▶ _WHAT YOU ARE ASKED TO DO_
Exactly and only the lines from the first entry through the line with "(small) [rim, minimum" should be copied, both ends included, with no pictures.

▶ _EXERCISE MATERIALS_
____
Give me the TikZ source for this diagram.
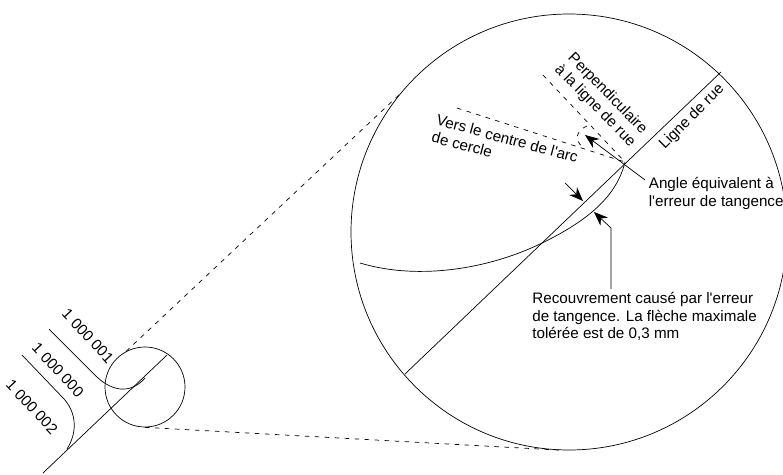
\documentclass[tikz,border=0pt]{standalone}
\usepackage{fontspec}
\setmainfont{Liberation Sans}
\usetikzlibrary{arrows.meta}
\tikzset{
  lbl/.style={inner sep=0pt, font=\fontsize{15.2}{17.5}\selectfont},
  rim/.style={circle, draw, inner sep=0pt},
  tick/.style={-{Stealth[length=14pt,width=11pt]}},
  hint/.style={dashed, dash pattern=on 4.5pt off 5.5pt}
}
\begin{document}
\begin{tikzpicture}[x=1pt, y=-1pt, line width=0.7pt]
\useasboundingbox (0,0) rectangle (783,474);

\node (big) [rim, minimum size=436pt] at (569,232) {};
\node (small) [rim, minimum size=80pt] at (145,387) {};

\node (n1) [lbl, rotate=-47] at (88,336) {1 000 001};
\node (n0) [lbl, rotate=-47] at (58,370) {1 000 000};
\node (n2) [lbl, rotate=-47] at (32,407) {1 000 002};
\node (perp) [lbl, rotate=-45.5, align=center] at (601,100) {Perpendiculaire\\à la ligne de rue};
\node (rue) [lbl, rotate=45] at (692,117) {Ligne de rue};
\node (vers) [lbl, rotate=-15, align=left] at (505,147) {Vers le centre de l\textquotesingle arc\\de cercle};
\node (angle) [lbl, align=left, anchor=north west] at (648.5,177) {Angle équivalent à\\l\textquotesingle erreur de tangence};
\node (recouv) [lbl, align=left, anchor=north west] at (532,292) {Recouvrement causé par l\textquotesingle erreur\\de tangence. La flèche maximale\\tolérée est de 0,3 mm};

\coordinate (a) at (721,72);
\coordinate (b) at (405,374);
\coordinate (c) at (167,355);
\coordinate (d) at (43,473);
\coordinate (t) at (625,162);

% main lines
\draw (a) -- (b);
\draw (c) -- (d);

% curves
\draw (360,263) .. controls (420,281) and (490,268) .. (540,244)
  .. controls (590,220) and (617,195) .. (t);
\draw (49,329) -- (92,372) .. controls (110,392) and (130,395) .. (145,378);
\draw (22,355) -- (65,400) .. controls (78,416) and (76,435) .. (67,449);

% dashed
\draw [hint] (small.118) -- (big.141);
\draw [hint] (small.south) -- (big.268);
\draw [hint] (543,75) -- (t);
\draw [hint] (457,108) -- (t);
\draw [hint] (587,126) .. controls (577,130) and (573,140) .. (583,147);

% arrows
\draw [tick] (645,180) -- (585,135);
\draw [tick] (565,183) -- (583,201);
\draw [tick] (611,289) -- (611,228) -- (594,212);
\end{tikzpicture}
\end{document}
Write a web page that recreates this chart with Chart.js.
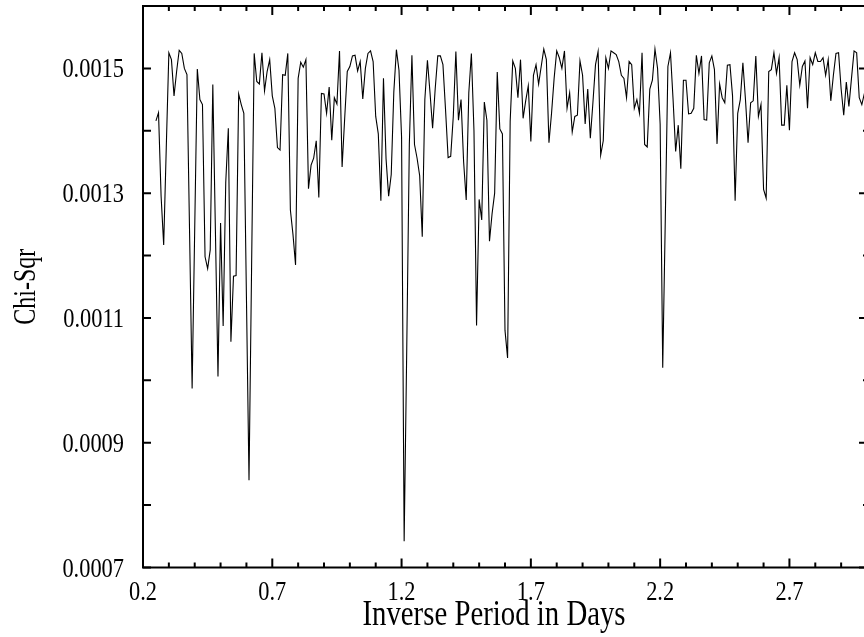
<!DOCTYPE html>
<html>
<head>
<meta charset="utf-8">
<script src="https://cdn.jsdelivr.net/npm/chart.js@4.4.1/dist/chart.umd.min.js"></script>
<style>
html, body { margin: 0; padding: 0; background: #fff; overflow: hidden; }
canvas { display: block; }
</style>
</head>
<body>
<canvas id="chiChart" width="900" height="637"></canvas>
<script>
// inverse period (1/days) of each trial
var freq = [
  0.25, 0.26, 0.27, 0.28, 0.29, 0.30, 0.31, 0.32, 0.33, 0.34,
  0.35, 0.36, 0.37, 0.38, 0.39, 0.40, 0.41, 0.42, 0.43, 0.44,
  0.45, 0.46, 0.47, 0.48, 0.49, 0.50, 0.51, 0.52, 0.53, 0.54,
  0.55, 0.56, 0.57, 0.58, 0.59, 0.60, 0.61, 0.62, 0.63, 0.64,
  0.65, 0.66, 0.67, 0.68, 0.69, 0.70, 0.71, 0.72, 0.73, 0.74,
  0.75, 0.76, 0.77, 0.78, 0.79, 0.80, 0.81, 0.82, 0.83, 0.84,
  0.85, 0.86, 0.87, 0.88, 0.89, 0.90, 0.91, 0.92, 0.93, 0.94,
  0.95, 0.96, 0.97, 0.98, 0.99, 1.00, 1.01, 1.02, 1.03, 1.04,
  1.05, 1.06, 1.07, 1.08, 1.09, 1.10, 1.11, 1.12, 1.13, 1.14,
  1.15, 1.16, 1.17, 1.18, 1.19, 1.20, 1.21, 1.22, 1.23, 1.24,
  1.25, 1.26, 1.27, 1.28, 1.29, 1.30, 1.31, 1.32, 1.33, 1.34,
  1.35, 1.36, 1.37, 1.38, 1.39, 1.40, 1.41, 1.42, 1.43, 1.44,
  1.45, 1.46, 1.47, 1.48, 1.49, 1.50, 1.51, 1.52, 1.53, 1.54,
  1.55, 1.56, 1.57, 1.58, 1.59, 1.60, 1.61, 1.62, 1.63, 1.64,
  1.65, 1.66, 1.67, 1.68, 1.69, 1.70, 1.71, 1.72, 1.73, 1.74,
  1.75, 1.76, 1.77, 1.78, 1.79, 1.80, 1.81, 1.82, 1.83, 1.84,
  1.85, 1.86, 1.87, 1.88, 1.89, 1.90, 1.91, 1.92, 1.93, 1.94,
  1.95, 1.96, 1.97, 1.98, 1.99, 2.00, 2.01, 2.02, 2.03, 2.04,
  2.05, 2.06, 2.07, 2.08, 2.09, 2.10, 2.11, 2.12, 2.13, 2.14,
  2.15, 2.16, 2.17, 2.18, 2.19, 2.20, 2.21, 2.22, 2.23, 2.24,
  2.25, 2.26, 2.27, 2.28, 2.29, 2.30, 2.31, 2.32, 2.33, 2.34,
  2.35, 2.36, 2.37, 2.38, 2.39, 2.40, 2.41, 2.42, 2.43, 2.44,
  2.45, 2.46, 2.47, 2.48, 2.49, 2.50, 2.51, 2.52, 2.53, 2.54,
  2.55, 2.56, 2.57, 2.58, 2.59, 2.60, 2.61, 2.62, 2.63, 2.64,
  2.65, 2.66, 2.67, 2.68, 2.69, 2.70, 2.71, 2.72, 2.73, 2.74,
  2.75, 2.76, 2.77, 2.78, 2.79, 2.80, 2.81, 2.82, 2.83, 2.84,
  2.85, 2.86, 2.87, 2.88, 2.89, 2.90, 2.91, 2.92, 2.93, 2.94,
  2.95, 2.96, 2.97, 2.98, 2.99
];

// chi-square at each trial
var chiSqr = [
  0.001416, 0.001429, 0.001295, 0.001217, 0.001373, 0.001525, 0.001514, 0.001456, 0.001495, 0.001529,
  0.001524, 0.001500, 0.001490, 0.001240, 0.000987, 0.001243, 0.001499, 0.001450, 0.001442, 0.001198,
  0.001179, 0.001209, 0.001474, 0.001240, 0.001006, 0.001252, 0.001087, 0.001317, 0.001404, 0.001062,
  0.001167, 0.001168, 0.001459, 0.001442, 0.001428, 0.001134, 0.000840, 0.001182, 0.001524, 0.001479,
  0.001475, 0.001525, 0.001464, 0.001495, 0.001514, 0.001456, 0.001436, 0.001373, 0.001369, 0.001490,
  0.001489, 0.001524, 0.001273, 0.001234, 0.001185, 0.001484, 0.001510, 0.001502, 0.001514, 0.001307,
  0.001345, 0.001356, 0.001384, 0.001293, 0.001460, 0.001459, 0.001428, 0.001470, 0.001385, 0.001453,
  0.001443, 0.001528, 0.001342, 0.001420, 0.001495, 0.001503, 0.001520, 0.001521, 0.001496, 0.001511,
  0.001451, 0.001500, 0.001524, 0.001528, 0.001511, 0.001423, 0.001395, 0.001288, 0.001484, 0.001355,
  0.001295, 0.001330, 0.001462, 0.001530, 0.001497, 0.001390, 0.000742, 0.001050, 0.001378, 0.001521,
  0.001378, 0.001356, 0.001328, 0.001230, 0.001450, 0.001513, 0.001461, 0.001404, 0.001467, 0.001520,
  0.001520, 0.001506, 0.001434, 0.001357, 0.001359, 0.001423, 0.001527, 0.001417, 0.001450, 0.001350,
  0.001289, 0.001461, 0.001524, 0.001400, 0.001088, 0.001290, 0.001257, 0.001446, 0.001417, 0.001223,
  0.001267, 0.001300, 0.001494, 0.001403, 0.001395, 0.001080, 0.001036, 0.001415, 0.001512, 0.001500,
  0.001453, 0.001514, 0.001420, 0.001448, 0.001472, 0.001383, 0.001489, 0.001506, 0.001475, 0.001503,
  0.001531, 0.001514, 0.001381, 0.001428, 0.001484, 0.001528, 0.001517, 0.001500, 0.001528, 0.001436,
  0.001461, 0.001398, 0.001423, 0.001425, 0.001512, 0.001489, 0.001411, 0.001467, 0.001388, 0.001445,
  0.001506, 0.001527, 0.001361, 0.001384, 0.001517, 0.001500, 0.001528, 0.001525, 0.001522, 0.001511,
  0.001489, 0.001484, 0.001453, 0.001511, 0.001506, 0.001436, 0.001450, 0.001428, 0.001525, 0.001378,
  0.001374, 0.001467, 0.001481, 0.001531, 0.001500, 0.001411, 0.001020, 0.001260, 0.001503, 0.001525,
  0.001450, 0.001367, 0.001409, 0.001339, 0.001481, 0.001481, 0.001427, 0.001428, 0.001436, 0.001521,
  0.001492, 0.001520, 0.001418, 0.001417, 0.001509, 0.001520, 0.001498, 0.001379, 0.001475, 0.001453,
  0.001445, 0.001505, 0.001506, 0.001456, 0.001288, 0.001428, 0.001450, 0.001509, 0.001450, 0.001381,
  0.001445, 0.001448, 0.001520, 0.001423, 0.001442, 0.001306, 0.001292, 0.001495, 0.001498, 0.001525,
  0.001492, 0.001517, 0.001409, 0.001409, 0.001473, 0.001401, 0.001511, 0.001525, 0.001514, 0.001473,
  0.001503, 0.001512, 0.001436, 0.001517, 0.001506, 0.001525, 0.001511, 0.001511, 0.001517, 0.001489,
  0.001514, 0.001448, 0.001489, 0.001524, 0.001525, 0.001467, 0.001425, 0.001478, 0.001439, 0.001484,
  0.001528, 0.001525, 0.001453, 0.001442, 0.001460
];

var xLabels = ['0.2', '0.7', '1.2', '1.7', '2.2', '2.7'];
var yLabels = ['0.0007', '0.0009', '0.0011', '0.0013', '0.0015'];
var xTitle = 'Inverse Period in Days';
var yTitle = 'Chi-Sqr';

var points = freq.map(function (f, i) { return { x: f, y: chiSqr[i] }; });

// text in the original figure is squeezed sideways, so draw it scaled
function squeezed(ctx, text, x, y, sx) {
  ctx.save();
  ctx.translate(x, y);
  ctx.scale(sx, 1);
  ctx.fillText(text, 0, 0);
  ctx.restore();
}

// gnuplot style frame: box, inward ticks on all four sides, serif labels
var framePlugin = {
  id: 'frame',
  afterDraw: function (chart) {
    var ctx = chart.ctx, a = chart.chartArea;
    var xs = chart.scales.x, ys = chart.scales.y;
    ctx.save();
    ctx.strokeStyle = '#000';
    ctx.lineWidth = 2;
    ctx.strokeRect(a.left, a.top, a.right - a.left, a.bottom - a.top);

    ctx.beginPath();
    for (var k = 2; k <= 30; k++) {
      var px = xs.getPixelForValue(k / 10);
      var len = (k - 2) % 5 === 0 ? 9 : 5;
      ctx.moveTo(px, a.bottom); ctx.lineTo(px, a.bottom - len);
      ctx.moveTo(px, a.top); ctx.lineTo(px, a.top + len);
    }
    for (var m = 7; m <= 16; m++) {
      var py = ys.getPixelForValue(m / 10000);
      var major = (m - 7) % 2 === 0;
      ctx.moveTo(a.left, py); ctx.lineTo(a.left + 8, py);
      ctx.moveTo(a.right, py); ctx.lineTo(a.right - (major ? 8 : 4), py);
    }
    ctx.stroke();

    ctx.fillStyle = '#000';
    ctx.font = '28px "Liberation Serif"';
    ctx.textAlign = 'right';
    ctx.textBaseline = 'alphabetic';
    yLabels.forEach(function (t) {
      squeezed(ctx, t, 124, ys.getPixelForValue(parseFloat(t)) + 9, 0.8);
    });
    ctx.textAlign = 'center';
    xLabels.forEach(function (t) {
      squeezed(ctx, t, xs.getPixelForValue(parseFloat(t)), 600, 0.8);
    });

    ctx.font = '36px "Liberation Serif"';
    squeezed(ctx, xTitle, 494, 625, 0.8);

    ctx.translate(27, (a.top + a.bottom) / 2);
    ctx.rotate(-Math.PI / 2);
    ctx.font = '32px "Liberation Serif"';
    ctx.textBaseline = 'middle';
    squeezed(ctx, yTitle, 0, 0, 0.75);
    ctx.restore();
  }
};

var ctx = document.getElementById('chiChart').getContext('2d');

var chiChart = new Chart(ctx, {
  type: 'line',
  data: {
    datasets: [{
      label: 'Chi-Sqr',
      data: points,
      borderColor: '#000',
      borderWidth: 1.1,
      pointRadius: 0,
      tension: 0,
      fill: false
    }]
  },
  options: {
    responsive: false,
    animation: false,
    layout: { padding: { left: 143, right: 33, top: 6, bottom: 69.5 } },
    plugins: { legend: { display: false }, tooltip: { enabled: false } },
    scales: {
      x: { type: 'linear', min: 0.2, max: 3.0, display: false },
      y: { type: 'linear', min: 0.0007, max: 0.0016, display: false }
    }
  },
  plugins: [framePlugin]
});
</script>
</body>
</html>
____
▶ _SOLUTION TO THE EXERCISE_
Give me the TikZ source for this diagram.
\documentclass[tikz,border=0pt]{standalone}
\usepackage{fontspec}
\setmainfont{Liberation Sans}
\usetikzlibrary{arrows.meta}
\tikzset{
  lbl/.style={inner sep=0pt, font=\fontsize{15.2}{17.5}\selectfont},
  rim/.style={circle, draw, inner sep=0pt},
  tick/.style={-{Stealth[length=14pt,width=11pt]}},
  hint/.style={dashed, dash pattern=on 4.5pt off 5.5pt}
}
\begin{document}
\begin{tikzpicture}[x=1pt, y=-1pt, line width=0.7pt]
\useasboundingbox (0,0) rectangle (783,474);

\node (big) [rim, minimum size=436pt] at (569,232) {};
\node (small) [rim, minimum size=80pt] at (145,387) {};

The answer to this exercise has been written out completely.